Do this: In this exercise, print only the lines of the records below from the one with "Recreate this image" through the one with "import seaborn as sns", inclusive. Pictures are not part of the copy.

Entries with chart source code
----

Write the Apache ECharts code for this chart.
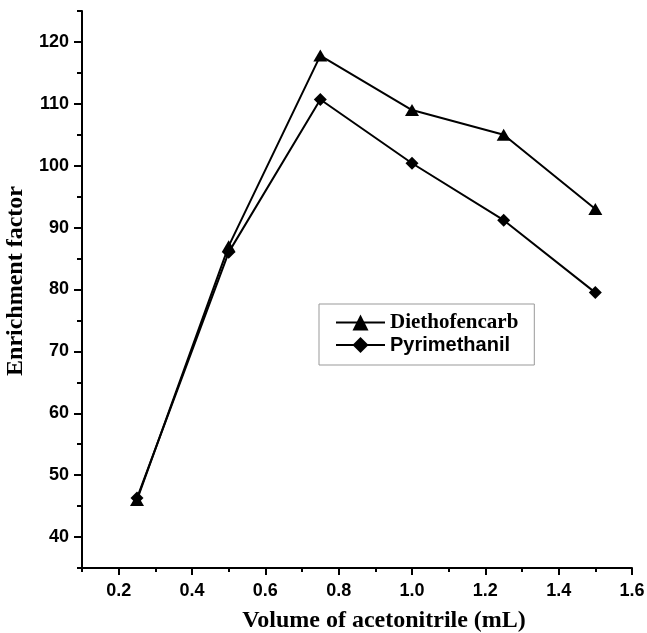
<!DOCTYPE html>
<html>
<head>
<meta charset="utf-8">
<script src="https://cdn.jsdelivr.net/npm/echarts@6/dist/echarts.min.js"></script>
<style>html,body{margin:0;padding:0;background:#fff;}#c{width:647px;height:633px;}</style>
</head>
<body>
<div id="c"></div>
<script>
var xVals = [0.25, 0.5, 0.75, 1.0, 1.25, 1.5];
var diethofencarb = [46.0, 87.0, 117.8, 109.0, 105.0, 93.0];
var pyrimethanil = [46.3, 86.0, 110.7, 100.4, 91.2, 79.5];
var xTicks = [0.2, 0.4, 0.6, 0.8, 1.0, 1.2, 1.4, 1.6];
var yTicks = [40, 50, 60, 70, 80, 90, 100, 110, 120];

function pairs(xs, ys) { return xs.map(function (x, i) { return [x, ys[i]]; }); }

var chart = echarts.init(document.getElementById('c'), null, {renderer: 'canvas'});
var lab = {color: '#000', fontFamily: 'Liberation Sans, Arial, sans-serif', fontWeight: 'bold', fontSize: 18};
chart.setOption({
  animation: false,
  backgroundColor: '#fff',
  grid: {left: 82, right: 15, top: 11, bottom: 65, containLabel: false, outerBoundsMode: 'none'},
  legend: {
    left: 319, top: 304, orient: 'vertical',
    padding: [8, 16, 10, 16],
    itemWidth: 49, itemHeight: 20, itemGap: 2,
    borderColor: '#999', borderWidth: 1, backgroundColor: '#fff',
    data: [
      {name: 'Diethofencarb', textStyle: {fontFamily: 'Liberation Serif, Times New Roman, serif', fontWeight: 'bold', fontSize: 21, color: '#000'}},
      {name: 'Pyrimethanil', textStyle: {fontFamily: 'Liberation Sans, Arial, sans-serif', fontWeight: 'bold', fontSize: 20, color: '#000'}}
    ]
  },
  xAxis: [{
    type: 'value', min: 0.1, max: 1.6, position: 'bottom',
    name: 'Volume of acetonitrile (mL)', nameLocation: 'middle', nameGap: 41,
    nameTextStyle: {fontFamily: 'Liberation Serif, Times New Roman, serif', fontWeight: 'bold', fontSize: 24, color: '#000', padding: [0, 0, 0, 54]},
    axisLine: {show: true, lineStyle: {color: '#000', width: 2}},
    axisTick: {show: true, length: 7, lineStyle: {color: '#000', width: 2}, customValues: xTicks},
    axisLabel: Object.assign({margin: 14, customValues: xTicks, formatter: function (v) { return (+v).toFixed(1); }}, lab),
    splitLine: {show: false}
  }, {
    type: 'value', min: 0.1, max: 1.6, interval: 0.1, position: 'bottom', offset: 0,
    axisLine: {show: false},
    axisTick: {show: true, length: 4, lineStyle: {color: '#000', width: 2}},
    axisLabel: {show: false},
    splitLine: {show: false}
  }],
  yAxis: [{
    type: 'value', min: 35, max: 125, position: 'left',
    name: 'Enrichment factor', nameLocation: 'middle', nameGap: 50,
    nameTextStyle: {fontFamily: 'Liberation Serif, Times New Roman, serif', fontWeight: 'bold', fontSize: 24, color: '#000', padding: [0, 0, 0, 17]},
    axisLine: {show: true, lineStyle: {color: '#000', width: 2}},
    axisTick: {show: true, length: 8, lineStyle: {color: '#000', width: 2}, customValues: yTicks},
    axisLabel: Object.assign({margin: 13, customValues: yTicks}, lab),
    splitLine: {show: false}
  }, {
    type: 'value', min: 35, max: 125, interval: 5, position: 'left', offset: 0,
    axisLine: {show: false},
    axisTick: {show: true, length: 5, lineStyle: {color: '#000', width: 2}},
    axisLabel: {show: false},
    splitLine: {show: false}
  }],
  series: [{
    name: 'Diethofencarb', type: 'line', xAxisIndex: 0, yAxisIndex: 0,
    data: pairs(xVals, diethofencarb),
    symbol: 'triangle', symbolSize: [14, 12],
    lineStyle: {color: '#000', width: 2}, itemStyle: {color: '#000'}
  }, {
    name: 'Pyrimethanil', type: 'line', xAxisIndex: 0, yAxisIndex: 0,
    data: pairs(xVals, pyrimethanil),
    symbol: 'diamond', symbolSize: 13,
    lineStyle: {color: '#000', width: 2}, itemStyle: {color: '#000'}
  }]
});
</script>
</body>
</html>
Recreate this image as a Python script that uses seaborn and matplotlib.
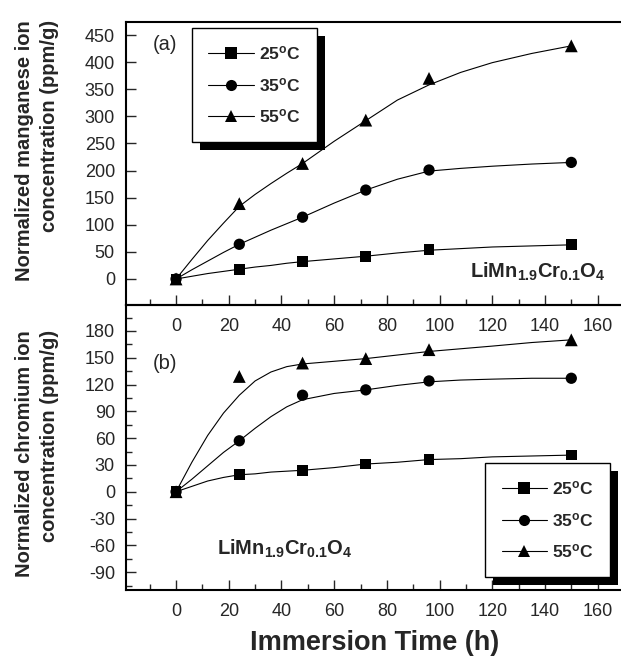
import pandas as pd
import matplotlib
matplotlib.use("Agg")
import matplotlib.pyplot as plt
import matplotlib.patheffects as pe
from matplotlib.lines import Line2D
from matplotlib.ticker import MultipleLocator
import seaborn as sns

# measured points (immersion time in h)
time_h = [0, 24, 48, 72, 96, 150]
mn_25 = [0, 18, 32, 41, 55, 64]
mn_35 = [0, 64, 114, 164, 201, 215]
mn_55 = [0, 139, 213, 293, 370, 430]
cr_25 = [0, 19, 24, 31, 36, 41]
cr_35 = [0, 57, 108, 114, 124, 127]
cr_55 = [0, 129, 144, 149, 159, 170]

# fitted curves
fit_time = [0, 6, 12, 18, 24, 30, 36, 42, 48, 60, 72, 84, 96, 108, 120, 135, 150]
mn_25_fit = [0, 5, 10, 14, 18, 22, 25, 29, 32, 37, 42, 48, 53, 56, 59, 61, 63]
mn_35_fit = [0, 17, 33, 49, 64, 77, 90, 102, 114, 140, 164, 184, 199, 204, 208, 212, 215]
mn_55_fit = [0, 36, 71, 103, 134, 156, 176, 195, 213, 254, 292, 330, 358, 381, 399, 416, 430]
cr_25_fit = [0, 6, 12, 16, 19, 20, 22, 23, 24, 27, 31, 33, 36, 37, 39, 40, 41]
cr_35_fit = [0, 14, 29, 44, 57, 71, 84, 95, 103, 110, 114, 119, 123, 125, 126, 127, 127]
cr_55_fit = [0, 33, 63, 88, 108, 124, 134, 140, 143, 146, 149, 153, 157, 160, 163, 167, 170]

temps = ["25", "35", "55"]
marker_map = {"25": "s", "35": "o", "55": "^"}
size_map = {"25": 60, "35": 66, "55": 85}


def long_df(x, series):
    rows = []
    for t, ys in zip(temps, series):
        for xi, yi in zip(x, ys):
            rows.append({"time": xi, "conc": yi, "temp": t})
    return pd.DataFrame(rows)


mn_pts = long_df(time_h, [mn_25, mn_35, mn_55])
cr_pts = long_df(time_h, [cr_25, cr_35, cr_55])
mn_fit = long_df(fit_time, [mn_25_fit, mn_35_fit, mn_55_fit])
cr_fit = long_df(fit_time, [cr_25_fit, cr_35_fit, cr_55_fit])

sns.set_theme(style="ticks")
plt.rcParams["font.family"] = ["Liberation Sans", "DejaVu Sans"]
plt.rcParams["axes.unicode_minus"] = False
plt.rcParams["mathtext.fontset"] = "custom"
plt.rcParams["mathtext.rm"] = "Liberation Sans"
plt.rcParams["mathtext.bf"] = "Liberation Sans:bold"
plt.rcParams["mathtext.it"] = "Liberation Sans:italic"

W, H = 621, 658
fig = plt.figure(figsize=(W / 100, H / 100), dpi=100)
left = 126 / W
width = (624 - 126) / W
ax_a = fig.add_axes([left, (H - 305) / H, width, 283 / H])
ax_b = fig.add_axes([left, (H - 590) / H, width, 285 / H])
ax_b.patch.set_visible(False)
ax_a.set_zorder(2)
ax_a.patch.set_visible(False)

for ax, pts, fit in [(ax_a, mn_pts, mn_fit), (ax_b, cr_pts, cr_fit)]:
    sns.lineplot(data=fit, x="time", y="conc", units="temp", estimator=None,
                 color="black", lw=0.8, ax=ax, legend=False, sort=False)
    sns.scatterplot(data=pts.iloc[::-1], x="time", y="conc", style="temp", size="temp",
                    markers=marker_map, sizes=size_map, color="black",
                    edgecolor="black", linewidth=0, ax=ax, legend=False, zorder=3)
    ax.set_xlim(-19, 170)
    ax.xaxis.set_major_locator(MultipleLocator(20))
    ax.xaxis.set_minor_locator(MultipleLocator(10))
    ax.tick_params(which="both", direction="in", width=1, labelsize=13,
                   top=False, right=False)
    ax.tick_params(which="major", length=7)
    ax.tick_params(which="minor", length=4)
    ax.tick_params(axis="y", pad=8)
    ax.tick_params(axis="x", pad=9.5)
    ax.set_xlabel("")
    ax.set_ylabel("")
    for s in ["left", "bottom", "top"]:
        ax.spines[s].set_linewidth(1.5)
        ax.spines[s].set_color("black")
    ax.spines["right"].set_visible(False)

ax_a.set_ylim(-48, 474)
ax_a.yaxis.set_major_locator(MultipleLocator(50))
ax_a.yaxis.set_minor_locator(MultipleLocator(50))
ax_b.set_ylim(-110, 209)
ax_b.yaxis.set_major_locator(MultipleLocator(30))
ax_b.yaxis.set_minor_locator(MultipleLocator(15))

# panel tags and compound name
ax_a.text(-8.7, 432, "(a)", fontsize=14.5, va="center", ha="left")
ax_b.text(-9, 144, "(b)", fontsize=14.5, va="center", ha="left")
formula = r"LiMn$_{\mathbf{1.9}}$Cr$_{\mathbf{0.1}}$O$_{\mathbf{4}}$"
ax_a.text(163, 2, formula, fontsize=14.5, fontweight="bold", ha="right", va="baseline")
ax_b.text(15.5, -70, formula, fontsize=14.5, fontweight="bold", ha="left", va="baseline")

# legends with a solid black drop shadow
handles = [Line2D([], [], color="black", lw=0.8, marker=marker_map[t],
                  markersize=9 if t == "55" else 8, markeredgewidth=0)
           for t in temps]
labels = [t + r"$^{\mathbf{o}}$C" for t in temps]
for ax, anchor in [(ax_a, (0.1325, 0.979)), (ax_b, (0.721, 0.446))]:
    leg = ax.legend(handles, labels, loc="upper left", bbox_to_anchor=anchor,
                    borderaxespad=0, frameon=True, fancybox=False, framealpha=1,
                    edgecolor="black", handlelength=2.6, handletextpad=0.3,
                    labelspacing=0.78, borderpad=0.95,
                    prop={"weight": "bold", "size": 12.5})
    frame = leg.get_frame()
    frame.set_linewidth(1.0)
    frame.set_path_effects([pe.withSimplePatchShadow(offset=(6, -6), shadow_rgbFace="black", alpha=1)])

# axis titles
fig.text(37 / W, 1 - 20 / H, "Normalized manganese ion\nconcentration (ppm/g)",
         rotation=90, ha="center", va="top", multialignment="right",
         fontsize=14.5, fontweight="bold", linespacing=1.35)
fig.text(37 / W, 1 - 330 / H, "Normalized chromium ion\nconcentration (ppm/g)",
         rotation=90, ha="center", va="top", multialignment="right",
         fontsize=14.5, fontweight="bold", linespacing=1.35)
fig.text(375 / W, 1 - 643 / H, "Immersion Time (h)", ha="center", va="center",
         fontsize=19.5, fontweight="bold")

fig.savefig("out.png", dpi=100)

----

Complete response:
Recreate this image as a Python script that uses seaborn and matplotlib.
import pandas as pd
import matplotlib
matplotlib.use("Agg")
import matplotlib.pyplot as plt
import matplotlib.patheffects as pe
from matplotlib.lines import Line2D
from matplotlib.ticker import MultipleLocator
import seaborn as sns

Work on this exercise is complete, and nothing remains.